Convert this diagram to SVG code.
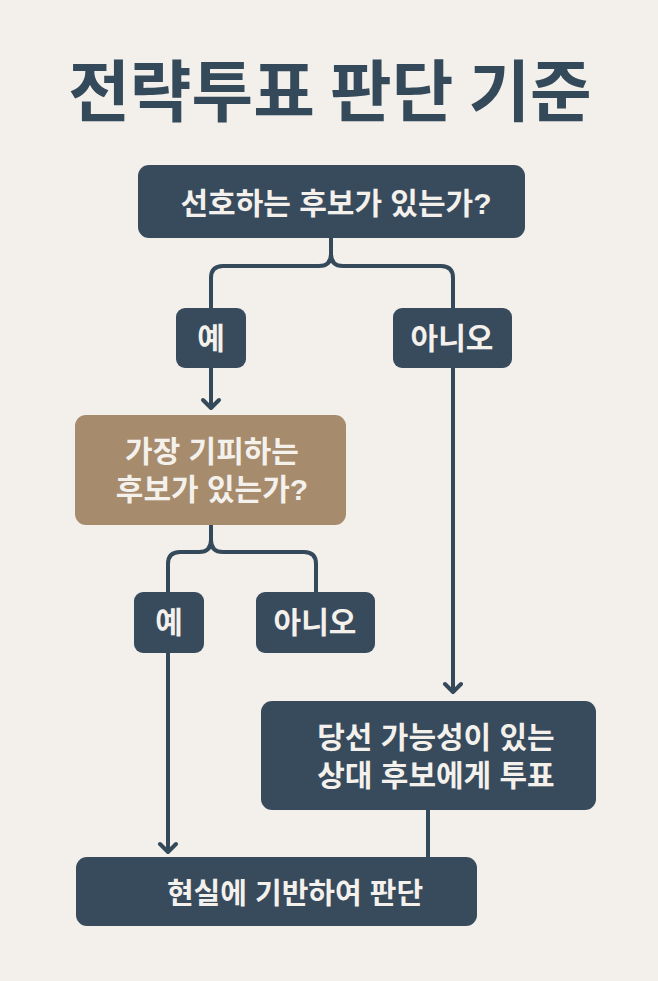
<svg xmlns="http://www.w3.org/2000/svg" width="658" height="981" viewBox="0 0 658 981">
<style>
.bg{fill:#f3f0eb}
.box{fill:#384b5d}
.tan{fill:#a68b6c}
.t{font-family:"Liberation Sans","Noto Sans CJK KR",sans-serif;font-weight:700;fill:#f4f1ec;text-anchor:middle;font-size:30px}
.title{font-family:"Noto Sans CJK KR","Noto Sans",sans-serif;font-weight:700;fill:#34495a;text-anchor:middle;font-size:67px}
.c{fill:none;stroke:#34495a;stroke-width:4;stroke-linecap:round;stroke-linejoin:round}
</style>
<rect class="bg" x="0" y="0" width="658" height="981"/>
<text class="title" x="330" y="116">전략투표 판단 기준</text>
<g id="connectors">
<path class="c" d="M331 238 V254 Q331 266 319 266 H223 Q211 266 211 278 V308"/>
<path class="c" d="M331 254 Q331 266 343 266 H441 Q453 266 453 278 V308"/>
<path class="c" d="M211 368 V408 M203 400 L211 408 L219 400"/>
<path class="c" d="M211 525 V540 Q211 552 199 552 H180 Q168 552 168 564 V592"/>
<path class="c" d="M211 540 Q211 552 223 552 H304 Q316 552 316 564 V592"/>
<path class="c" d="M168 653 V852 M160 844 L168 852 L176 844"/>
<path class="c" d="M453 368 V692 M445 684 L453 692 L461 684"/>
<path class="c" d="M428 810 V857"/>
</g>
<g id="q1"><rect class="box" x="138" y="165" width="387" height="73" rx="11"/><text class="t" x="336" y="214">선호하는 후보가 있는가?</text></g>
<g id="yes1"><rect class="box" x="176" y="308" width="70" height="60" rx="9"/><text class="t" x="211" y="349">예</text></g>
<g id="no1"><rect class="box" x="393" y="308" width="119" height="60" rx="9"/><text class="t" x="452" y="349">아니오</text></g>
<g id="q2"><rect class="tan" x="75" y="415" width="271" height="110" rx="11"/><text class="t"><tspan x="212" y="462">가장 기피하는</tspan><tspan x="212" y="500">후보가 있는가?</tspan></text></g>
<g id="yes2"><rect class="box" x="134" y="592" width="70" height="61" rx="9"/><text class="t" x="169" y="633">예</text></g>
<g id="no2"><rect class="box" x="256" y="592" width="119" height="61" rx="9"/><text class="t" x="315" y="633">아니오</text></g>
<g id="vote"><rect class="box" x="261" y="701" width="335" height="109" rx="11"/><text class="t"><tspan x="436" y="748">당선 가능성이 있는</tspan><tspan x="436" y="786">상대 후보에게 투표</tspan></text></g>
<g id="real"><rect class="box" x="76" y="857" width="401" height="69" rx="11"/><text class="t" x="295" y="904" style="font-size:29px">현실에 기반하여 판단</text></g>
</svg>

• **Written instruction**
Reproduce the data above in full, exactly as it is, with the pictures left out.

• **Task output**
Convert this diagram to SVG code.
<svg xmlns="http://www.w3.org/2000/svg" width="658" height="981" viewBox="0 0 658 981">
<style>
.bg{fill:#f3f0eb}
.box{fill:#384b5d}
.tan{fill:#a68b6c}
.t{font-family:"Liberation Sans","Noto Sans CJK KR",sans-serif;font-weight:700;fill:#f4f1ec;text-anchor:middle;font-size:30px}
.title{font-family:"Noto Sans CJK KR","Noto Sans",sans-serif;font-weight:700;fill:#34495a;text-anchor:middle;font-size:67px}
.c{fill:none;stroke:#34495a;stroke-width:4;stroke-linecap:round;stroke-linejoin:round}
</style>
<rect class="bg" x="0" y="0" width="658" height="981"/>
<text class="title" x="330" y="116">전략투표 판단 기준</text>
<g id="connectors">
<path class="c" d="M331 238 V254 Q331 266 319 266 H223 Q211 266 211 278 V308"/>
<path class="c" d="M331 254 Q331 266 343 266 H441 Q453 266 453 278 V308"/>
<path class="c" d="M211 368 V408 M203 400 L211 408 L219 400"/>
<path class="c" d="M211 525 V540 Q211 552 199 552 H180 Q168 552 168 564 V592"/>
<path class="c" d="M211 540 Q211 552 223 552 H304 Q316 552 316 564 V592"/>
<path class="c" d="M168 653 V852 M160 844 L168 852 L176 844"/>
<path class="c" d="M453 368 V692 M445 684 L453 692 L461 684"/>
<path class="c" d="M428 810 V857"/>
</g>
<g id="q1"><rect class="box" x="138" y="165" width="387" height="73" rx="11"/><text class="t" x="336" y="214">선호하는 후보가 있는가?</text></g>
<g id="yes1"><rect class="box" x="176" y="308" width="70" height="60" rx="9"/><text class="t" x="211" y="349">예</text></g>
<g id="no1"><rect class="box" x="393" y="308" width="119" height="60" rx="9"/><text class="t" x="452" y="349">아니오</text></g>
<g id="q2"><rect class="tan" x="75" y="415" width="271" height="110" rx="11"/><text class="t"><tspan x="212" y="462">가장 기피하는</tspan><tspan x="212" y="500">후보가 있는가?</tspan></text></g>
<g id="yes2"><rect class="box" x="134" y="592" width="70" height="61" rx="9"/><text class="t" x="169" y="633">예</text></g>
<g id="no2"><rect class="box" x="256" y="592" width="119" height="61" rx="9"/><text class="t" x="315" y="633">아니오</text></g>
<g id="vote"><rect class="box" x="261" y="701" width="335" height="109" rx="11"/><text class="t"><tspan x="436" y="748">당선 가능성이 있는</tspan><tspan x="436" y="786">상대 후보에게 투표</tspan></text></g>
<g id="real"><rect class="box" x="76" y="857" width="401" height="69" rx="11"/><text class="t" x="295" y="904" style="font-size:29px">현실에 기반하여 판단</text></g>
</svg>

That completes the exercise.